• [TASK STATEMENT] Without the images, write out the whole listing exactly.

• [DATA EXCERPT]
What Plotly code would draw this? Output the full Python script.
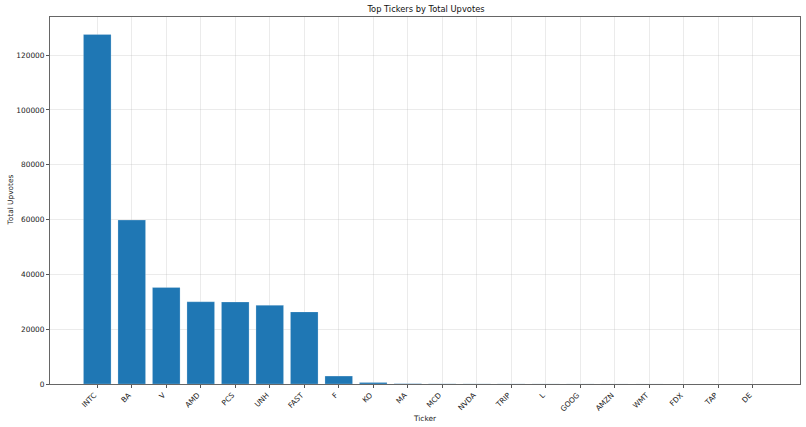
import plotly.graph_objects as go

tickers = ["INTC", "BA", "V", "AMD", "PCS", "UNH", "FAST", "F", "KO", "MA",
           "MCD", "NVDA", "TRIP", "L", "GOOG", "AMZN", "WMT", "FDX", "TAP", "DE"]
upvotes = [127500, 59800, 35200, 30000, 29900, 28700, 26300, 2900, 550, 120,
           60, 45, 35, 30, 25, 20, 15, 12, 10, 8]

fig = go.Figure()

fig.add_trace(go.Bar(
    x=list(range(len(tickers))),
    y=upvotes,
    width=0.8,
    marker=dict(color="#1f77b4", line=dict(color="rgba(255,255,255,0.35)", width=0.6)),
))

axis_font = dict(family="DejaVu Sans", size=7.4, color="#222")
grid = "rgba(176,176,176,0.25)"

fig.update_layout(
    width=806,
    height=427,
    margin=dict(l=50, r=6, t=17, b=43),
    plot_bgcolor="white",
    paper_bgcolor="white",
    showlegend=False,
    title=dict(text="Top Tickers by Total Upvotes", x=426 / 806,
               xanchor="center", y=1 - 9 / 427, yanchor="middle",
               font=dict(family="DejaVu Sans", size=8.3, color="#111")),
    font=dict(family="DejaVu Sans"),
)

# axis titles placed by hand, matplotlib style
fig.add_annotation(text="Ticker", xref="paper", yref="paper", x=0.5, y=-34 / 367,
                   yanchor="middle", showarrow=False,
                   font=dict(family="DejaVu Sans", size=7.4, color="#222"))
fig.add_annotation(text="Total Upvotes", xref="paper", yref="paper", x=-40 / 750, y=0.5,
                   xanchor="center", textangle=-90, showarrow=False,
                   font=dict(family="DejaVu Sans", size=7.4, color="#222"))

fig.update_xaxes(
    range=[-1.37, 20.37],
    tickmode="array",
    tickvals=list(range(len(tickers))),
    ticktext=tickers,
    tickangle=-45,
    tickfont=axis_font,
    ticklabelshift=-3,
    ticks="outside", ticklen=3, tickcolor="#555",
    showgrid=True, gridcolor=grid, gridwidth=0.8,
    showline=True, linecolor="#666", linewidth=1, mirror=True,
    zeroline=False,
    automargin=False,
    layer="above traces",
)

fig.update_yaxes(
    range=[0, 133900],
    tickvals=[0, 20000, 40000, 60000, 80000, 100000, 120000],
    ticktext=["0", "20000", "40000", "60000", "80000", "100000", "120000"],
    tickfont=axis_font,
    ticks="outside", ticklen=3, tickcolor="#555",
    showgrid=True, gridcolor=grid, gridwidth=0.8,
    showline=True, linecolor="#666", linewidth=1, mirror=True,
    zeroline=False,
    automargin=False,
    layer="above traces",
)

# drop the browser's default body margin so the figure sits at the page corner
fig.write_html("out.html", config={"displayModeBar": False},
               post_script="document.body.style.margin='0';")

• [COMPLETED EXERCISE]
What Plotly code would draw this? Output the full Python script.
import plotly.graph_objects as go

tickers = ["INTC", "BA", "V", "AMD", "PCS", "UNH", "FAST", "F", "KO", "MA",
           "MCD", "NVDA", "TRIP", "L", "GOOG", "AMZN", "WMT", "FDX", "TAP", "DE"]
upvotes = [127500, 59800, 35200, 30000, 29900, 28700, 26300, 2900, 550, 120,
           60, 45, 35, 30, 25, 20, 15, 12, 10, 8]

fig = go.Figure()

fig.add_trace(go.Bar(
    x=list(range(len(tickers))),
    y=upvotes,
    width=0.8,
    marker=dict(color="#1f77b4", line=dict(color="rgba(255,255,255,0.35)", width=0.6)),
))

axis_font = dict(family="DejaVu Sans", size=7.4, color="#222")
grid = "rgba(176,176,176,0.25)"

fig.update_layout(
    width=806,
    height=427,
    margin=dict(l=50, r=6, t=17, b=43),
    plot_bgcolor="white",
    paper_bgcolor="white",
    showlegend=False,
    title=dict(text="Top Tickers by Total Upvotes", x=426 / 806,
               xanchor="center", y=1 - 9 / 427, yanchor="middle",
               font=dict(family="DejaVu Sans", size=8.3, color="#111")),
    font=dict(family="DejaVu Sans"),
)

# axis titles placed by hand, matplotlib style
fig.add_annotation(text="Ticker", xref="paper", yref="paper", x=0.5, y=-34 / 367,
                   yanchor="middle", showarrow=False,
                   font=dict(family="DejaVu Sans", size=7.4, color="#222"))
fig.add_annotation(text="Total Upvotes", xref="paper", yref="paper", x=-40 / 750, y=0.5,
                   xanchor="center", textangle=-90, showarrow=False,
                   font=dict(family="DejaVu Sans", size=7.4, color="#222"))

fig.update_xaxes(
    range=[-1.37, 20.37],
    tickmode="array",
    tickvals=list(range(len(tickers))),
    ticktext=tickers,
    tickangle=-45,
    tickfont=axis_font,
    ticklabelshift=-3,
    ticks="outside", ticklen=3, tickcolor="#555",
    showgrid=True, gridcolor=grid, gridwidth=0.8,
    showline=True, linecolor="#666", linewidth=1, mirror=True,
    zeroline=False,
    automargin=False,
    layer="above traces",
)

fig.update_yaxes(
    range=[0, 133900],
    tickvals=[0, 20000, 40000, 60000, 80000, 100000, 120000],
    ticktext=["0", "20000", "40000", "60000", "80000", "100000", "120000"],
    tickfont=axis_font,
    ticks="outside", ticklen=3, tickcolor="#555",
    showgrid=True, gridcolor=grid, gridwidth=0.8,
    showline=True, linecolor="#666", linewidth=1, mirror=True,
    zeroline=False,
    automargin=False,
    layer="above traces",
)

# drop the browser's default body margin so the figure sits at the page corner
fig.write_html("out.html", config={"displayModeBar": False},
               post_script="document.body.style.margin='0';")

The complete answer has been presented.